>want to learn new skills
>have no actual goals or purpose for said skills
>feel like learning just for the sake of it is shallow and a waste of time
How do I deal with this feeling?
>>17777885
Find something worth doing. Why would you want to learn? To do something?
>>17777894
Just because i don't have any practical skills. And I feel like a waste of space. But at the same time, I don't have an ideas about what to do, even when I do learn anything.
>>17777897
Then pick something. Even if it's just getting a job to uy something. Get a goal and work towards it.
Learn to work on cars. Start with basic maintenence and work your way up to harder stuff. Trust me, its the best skill you can learn that will pay off the most. As an ase master tech who works at a luxury car dealer, I can say that working on my own cars has saved me more money than anything else I've ever learned. Youtube has a how to for fucking everything now. Look up eric the car guy; middle aged, experienced technician who has how tos for most stuff.
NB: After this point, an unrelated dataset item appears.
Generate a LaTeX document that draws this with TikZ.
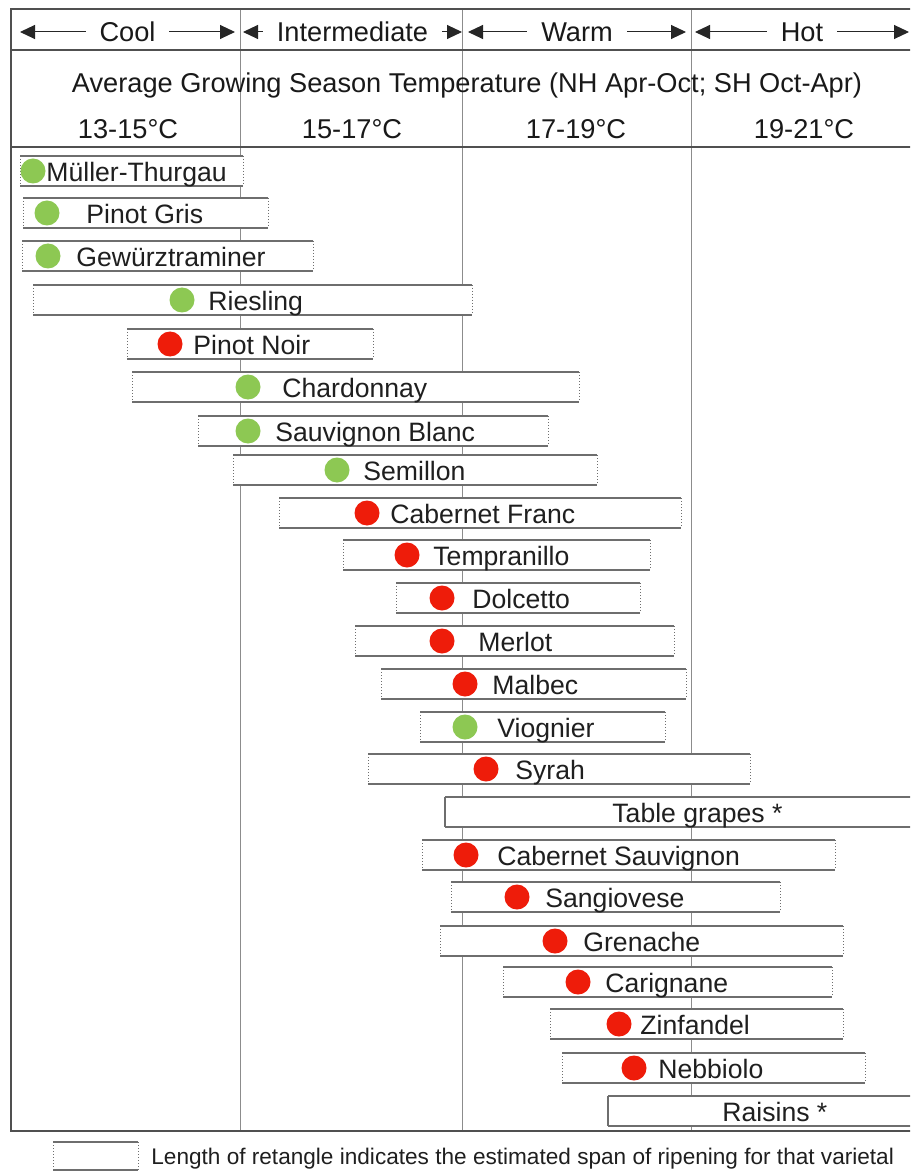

Home maintenance is a good thing to learn too.
>>17777885
Read Aristotle
>>17777885
>feel like learning just for the sake of it is shallow and a waste of time
Learning for the sake of learning is the purest and most deeply satisfying kind.
Learning something just to get a job implicitly degrades the value of the learning, because it has no value in itself, just as a means to an end.
Learning something just because you want to makes the process its own end. Trying something, and succeeding at it just because you wanted to succeed at what you tried, is tremendously satisfying. It's why people climb mountains, or lose weight - learning Spanish or woodworking or gourmet cooking or whatever can be its own reward.